- Work to complete:
Give the data again exactly, from its opening line through the line in which "const tolRef = [6.8e3, 6.8e3];" appears.

─── Record excerpts

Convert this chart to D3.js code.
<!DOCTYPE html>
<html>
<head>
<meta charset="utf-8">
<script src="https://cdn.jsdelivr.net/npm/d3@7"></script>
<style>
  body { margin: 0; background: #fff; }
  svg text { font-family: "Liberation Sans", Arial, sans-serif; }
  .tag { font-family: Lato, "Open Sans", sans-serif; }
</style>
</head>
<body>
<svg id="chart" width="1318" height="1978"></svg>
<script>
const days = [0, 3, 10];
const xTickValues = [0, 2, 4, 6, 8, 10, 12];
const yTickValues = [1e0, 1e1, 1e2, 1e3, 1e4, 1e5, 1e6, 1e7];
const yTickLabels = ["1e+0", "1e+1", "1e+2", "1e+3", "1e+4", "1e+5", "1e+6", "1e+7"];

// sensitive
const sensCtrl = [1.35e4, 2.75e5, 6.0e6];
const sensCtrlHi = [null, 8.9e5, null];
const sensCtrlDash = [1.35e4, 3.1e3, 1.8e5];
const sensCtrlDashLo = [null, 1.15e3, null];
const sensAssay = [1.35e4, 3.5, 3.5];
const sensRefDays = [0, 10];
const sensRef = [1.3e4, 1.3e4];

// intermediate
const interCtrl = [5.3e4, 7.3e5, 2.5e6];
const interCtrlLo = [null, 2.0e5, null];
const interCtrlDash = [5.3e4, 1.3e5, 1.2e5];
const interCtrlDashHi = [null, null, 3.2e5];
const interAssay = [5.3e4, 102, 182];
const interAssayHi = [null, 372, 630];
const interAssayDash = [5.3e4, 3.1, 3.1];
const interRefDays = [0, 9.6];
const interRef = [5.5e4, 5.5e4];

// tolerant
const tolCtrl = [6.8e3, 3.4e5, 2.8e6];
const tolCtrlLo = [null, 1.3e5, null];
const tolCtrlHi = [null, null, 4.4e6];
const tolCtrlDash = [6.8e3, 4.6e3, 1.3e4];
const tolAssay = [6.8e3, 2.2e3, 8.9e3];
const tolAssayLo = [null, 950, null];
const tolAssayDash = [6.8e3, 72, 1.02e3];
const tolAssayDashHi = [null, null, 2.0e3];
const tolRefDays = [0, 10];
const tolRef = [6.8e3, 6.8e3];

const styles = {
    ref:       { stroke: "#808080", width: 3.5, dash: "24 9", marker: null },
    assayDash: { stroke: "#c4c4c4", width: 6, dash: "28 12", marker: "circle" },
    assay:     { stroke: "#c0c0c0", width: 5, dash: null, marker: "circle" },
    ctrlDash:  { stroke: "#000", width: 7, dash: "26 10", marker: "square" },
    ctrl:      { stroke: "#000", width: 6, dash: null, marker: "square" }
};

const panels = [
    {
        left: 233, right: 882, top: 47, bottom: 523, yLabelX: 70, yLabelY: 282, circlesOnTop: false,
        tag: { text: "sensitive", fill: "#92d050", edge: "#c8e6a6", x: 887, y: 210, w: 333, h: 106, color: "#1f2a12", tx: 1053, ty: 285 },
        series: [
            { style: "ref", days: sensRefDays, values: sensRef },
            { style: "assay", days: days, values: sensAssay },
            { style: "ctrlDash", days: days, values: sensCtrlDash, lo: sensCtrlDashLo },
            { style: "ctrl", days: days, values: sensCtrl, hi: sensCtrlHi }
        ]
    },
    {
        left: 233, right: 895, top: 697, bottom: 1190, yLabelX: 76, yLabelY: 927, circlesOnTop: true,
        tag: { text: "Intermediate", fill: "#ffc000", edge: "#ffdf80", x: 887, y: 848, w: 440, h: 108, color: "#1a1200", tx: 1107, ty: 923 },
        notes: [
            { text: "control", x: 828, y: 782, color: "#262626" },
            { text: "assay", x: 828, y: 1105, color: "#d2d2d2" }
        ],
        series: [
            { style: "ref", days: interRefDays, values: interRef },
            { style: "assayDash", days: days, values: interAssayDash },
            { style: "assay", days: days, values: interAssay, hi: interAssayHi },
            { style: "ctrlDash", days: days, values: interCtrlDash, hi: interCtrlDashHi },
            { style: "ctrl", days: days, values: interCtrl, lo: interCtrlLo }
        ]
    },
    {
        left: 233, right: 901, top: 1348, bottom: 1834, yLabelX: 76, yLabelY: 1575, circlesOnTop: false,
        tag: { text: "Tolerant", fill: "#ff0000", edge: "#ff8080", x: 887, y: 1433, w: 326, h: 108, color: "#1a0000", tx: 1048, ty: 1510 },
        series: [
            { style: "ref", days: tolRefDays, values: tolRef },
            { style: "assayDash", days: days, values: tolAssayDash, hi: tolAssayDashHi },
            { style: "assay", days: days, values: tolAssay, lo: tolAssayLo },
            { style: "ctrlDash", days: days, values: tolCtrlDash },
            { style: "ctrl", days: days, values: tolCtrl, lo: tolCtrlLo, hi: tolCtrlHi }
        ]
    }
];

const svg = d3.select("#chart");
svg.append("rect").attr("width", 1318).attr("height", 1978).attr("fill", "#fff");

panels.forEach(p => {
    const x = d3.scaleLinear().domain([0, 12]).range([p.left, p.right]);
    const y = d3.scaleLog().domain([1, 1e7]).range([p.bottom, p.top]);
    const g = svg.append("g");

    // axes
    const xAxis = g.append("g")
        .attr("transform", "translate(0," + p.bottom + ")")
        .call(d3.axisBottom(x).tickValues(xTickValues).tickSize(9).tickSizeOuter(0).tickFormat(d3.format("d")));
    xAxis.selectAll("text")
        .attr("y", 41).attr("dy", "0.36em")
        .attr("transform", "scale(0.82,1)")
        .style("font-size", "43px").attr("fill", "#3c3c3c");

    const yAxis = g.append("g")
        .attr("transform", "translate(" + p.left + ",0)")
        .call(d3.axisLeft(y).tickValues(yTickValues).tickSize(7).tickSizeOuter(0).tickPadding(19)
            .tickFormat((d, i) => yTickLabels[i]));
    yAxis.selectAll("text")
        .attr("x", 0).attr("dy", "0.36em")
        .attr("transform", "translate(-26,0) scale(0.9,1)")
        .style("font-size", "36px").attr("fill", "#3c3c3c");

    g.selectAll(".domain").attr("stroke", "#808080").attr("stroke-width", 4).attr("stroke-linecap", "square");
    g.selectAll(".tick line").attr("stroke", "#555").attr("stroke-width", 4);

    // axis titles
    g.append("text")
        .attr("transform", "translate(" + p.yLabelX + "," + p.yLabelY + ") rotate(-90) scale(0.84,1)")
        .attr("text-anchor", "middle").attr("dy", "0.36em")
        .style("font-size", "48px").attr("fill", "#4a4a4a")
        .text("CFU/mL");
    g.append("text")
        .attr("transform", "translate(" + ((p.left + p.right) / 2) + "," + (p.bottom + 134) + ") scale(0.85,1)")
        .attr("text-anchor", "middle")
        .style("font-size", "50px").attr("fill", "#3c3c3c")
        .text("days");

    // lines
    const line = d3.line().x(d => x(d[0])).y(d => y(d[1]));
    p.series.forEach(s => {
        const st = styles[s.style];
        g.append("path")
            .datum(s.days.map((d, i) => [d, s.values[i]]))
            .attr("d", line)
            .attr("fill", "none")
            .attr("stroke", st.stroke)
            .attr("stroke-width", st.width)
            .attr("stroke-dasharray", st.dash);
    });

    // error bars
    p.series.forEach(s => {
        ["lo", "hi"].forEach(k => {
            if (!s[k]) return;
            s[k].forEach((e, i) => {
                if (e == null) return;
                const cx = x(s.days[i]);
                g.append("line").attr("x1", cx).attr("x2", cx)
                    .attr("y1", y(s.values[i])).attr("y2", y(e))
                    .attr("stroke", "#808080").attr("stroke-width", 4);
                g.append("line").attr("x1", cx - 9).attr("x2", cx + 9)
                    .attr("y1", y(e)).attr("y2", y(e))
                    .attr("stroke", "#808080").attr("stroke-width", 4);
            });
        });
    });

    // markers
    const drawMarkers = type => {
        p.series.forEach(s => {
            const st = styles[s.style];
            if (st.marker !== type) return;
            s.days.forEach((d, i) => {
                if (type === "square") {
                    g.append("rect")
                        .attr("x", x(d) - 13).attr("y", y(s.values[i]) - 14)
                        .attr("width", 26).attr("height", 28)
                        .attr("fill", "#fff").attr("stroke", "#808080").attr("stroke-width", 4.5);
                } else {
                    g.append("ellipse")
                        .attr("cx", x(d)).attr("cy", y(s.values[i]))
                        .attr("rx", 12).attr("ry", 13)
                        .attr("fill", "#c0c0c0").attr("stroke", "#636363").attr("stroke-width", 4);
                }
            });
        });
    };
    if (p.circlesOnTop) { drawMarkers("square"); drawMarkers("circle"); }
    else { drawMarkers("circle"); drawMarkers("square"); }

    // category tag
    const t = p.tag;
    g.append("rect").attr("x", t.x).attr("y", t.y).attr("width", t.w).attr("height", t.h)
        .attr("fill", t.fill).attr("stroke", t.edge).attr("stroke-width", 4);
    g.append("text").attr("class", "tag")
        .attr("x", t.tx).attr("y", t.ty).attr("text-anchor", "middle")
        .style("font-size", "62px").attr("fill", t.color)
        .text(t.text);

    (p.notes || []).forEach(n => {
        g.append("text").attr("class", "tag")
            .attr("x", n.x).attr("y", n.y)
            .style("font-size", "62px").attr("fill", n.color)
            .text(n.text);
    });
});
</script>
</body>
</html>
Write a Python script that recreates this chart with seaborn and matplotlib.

──────

- Reply:
Convert this chart to D3.js code.
<!DOCTYPE html>
<html>
<head>
<meta charset="utf-8">
<script src="https://cdn.jsdelivr.net/npm/d3@7"></script>
<style>
  body { margin: 0; background: #fff; }
  svg text { font-family: "Liberation Sans", Arial, sans-serif; }
  .tag { font-family: Lato, "Open Sans", sans-serif; }
</style>
</head>
<body>
<svg id="chart" width="1318" height="1978"></svg>
<script>
const days = [0, 3, 10];
const xTickValues = [0, 2, 4, 6, 8, 10, 12];
const yTickValues = [1e0, 1e1, 1e2, 1e3, 1e4, 1e5, 1e6, 1e7];
const yTickLabels = ["1e+0", "1e+1", "1e+2", "1e+3", "1e+4", "1e+5", "1e+6", "1e+7"];

// sensitive
const sensCtrl = [1.35e4, 2.75e5, 6.0e6];
const sensCtrlHi = [null, 8.9e5, null];
const sensCtrlDash = [1.35e4, 3.1e3, 1.8e5];
const sensCtrlDashLo = [null, 1.15e3, null];
const sensAssay = [1.35e4, 3.5, 3.5];
const sensRefDays = [0, 10];
const sensRef = [1.3e4, 1.3e4];

// intermediate
const interCtrl = [5.3e4, 7.3e5, 2.5e6];
const interCtrlLo = [null, 2.0e5, null];
const interCtrlDash = [5.3e4, 1.3e5, 1.2e5];
const interCtrlDashHi = [null, null, 3.2e5];
const interAssay = [5.3e4, 102, 182];
const interAssayHi = [null, 372, 630];
const interAssayDash = [5.3e4, 3.1, 3.1];
const interRefDays = [0, 9.6];
const interRef = [5.5e4, 5.5e4];

// tolerant
const tolCtrl = [6.8e3, 3.4e5, 2.8e6];
const tolCtrlLo = [null, 1.3e5, null];
const tolCtrlHi = [null, null, 4.4e6];
const tolCtrlDash = [6.8e3, 4.6e3, 1.3e4];
const tolAssay = [6.8e3, 2.2e3, 8.9e3];
const tolAssayLo = [null, 950, null];
const tolAssayDash = [6.8e3, 72, 1.02e3];
const tolAssayDashHi = [null, null, 2.0e3];
const tolRefDays = [0, 10];
const tolRef = [6.8e3, 6.8e3];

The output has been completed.